> [TASK STATEMENT]: Please give the count of lines holding the string "this" and nothing besides.

------------------------------------------------------------

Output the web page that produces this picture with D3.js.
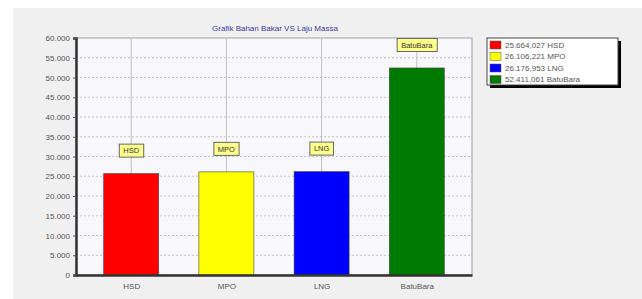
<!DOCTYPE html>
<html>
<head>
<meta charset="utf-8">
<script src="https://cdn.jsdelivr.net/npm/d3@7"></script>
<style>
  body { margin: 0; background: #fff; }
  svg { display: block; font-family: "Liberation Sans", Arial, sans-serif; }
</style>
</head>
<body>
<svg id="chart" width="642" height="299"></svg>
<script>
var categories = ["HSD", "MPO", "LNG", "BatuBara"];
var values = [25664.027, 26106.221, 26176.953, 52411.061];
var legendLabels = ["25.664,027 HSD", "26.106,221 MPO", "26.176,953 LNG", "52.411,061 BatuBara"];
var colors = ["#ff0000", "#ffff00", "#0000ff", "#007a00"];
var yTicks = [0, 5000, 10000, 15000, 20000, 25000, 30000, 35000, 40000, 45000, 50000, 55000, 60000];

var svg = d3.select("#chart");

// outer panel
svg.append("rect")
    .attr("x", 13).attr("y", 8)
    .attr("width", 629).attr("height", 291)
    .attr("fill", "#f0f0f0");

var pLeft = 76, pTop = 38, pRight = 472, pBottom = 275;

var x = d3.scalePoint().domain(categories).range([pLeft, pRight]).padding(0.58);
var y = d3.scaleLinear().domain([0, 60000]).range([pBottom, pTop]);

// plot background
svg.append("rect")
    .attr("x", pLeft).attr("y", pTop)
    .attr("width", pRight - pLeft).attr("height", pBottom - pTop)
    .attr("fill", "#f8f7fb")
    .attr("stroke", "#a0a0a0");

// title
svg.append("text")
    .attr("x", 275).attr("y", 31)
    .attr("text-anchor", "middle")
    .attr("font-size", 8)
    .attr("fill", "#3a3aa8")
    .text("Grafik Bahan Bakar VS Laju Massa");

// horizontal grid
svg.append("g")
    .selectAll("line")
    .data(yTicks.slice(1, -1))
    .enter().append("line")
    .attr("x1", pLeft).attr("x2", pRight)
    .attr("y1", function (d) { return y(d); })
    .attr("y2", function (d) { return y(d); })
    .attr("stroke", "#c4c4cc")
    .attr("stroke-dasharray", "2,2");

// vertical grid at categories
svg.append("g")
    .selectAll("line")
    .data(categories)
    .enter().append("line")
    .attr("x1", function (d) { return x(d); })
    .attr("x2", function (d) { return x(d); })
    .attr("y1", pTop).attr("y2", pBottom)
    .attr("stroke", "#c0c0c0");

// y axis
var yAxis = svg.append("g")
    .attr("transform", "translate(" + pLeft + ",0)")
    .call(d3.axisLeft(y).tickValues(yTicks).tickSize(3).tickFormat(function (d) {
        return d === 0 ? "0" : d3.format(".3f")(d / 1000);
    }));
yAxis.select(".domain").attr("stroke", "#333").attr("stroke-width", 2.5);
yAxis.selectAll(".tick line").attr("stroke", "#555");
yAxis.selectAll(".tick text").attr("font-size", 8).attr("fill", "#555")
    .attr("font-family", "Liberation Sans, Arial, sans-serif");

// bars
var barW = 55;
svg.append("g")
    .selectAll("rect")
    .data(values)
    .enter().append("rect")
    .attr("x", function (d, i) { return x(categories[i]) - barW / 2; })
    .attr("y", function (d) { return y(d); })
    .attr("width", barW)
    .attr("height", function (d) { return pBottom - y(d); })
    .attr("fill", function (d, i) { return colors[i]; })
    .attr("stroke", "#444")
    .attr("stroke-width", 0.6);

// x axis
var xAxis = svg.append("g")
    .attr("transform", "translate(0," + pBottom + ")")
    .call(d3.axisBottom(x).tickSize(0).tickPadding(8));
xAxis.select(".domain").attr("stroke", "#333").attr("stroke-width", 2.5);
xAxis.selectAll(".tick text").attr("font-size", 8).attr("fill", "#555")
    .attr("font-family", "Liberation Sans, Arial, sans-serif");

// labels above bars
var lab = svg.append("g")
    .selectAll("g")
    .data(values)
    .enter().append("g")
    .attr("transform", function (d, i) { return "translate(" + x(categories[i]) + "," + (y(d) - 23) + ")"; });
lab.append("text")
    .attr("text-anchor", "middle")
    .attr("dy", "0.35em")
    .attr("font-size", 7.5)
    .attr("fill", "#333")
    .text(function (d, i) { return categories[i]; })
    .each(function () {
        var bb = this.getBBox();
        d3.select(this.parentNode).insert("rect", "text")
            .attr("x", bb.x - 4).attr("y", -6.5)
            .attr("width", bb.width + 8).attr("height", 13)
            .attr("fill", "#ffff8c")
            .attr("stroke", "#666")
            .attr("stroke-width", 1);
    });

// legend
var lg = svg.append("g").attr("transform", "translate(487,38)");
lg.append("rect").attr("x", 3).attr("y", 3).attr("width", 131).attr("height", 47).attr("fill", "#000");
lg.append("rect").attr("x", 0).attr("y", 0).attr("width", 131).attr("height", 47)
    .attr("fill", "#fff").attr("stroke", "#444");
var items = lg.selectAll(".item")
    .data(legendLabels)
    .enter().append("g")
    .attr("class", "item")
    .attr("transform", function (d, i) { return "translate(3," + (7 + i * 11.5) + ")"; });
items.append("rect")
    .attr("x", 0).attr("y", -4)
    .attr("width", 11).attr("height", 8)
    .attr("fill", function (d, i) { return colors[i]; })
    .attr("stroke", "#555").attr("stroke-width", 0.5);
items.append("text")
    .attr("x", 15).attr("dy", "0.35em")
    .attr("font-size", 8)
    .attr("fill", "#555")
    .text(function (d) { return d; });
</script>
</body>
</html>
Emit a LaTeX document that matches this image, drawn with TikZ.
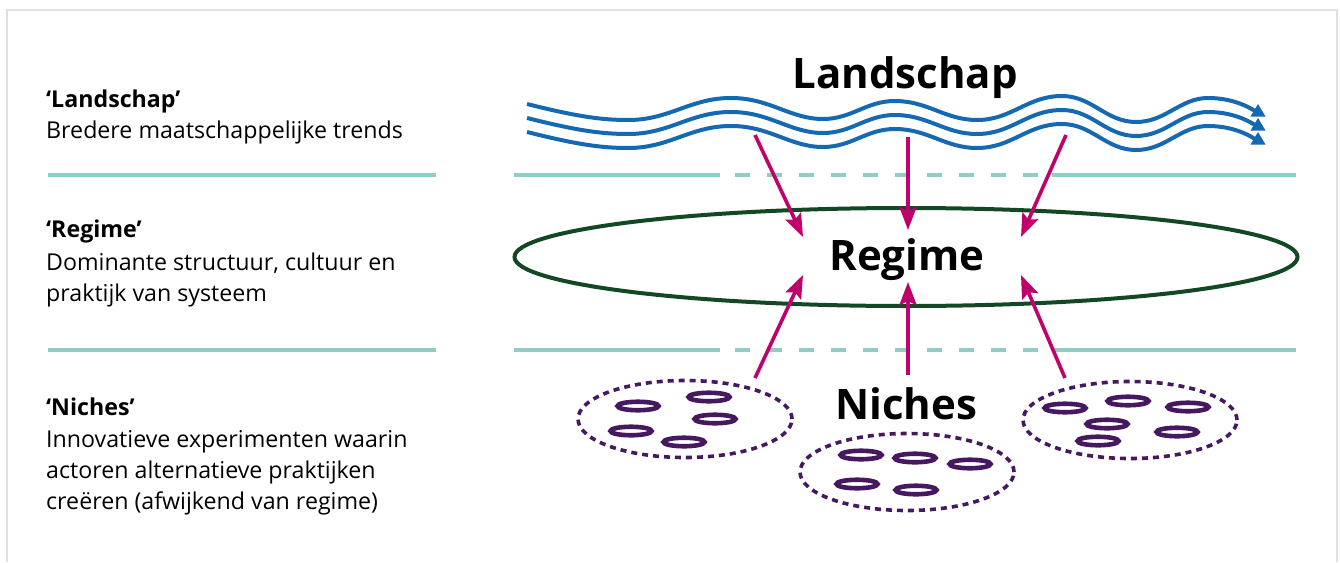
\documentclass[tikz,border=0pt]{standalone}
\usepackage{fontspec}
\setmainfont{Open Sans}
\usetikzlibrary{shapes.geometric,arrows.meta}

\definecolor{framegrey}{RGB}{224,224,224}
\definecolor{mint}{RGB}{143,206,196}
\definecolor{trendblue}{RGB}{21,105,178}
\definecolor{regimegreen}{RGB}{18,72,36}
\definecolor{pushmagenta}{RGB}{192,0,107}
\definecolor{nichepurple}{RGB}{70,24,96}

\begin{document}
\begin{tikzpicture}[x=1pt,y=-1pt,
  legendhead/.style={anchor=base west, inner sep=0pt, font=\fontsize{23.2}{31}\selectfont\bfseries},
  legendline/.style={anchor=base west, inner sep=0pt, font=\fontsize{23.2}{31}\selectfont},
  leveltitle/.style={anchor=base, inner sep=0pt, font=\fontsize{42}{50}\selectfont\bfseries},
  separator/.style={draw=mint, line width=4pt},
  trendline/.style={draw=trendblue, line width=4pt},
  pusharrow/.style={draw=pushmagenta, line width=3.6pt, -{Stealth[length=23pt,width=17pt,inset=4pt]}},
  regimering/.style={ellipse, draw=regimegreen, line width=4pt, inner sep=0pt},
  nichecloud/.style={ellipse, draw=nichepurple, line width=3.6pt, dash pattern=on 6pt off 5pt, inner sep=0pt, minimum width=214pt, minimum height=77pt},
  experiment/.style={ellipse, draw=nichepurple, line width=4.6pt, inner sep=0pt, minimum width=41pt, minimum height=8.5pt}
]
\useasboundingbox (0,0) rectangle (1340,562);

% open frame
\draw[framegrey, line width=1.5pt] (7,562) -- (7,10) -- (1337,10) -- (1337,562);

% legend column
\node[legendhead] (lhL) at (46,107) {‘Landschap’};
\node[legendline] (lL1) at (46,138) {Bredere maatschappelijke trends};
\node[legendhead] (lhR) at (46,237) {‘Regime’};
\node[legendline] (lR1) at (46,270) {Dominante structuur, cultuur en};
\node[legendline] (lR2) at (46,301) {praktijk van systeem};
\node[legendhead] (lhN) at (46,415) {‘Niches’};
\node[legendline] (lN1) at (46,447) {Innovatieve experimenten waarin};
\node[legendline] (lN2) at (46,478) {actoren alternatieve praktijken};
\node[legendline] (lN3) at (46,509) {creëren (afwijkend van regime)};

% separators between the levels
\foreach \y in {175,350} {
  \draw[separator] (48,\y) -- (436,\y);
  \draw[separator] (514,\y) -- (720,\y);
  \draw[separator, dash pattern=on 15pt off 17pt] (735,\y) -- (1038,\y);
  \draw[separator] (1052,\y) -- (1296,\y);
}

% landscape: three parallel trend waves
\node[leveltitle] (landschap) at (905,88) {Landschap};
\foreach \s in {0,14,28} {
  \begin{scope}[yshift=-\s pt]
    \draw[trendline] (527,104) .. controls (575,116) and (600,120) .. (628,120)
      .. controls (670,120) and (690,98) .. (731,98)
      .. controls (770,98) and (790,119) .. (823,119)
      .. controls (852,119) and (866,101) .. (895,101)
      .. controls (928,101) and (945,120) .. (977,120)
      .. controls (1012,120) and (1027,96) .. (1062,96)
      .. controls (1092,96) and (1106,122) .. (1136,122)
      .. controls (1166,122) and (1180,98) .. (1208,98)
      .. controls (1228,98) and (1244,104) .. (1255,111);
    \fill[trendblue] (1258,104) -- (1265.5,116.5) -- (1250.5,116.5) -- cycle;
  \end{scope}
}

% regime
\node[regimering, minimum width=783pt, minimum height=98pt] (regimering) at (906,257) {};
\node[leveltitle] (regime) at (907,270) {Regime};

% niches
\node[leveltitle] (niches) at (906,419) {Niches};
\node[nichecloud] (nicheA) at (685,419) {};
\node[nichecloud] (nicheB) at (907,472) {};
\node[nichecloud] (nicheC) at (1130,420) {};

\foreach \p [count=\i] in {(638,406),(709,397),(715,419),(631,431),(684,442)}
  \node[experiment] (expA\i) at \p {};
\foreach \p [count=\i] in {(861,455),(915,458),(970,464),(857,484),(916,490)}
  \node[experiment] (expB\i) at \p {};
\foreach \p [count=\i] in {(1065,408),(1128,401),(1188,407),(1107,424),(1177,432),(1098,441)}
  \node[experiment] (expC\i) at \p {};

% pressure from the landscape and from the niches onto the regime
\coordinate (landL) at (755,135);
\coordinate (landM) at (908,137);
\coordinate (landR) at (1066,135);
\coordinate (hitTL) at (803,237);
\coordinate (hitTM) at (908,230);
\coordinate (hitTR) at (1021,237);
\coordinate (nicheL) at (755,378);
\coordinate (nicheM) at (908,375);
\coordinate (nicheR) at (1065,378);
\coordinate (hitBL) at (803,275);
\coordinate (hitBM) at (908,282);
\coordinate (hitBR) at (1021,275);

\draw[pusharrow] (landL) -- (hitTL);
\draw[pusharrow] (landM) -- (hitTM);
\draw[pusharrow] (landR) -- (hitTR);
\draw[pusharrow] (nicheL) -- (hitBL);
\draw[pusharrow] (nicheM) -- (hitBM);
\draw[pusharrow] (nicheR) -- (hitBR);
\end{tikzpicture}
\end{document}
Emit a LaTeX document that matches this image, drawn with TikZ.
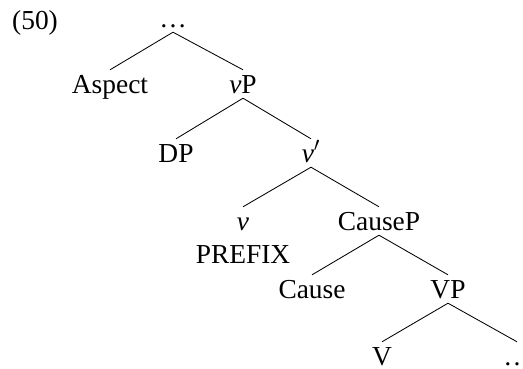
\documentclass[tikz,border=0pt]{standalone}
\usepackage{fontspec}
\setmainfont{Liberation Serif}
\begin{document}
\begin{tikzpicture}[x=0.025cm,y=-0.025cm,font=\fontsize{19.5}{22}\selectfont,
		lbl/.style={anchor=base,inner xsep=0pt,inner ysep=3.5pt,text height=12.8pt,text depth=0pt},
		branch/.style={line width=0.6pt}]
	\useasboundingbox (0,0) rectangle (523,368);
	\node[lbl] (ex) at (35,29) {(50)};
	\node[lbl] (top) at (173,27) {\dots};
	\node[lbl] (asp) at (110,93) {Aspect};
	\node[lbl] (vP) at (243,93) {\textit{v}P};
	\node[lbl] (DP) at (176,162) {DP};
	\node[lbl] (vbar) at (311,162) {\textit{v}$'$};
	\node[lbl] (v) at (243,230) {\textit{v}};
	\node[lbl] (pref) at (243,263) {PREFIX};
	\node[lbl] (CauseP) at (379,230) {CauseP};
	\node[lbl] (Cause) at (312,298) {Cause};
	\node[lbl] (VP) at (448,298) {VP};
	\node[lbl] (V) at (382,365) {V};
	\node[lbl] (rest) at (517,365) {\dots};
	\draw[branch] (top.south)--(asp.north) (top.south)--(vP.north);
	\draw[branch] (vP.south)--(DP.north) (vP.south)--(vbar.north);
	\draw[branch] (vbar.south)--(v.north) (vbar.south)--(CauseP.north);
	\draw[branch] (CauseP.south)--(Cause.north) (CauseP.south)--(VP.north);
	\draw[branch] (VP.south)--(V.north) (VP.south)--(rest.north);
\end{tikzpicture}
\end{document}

------------------------------------------------------------

> [FULL SOLUTION]: 5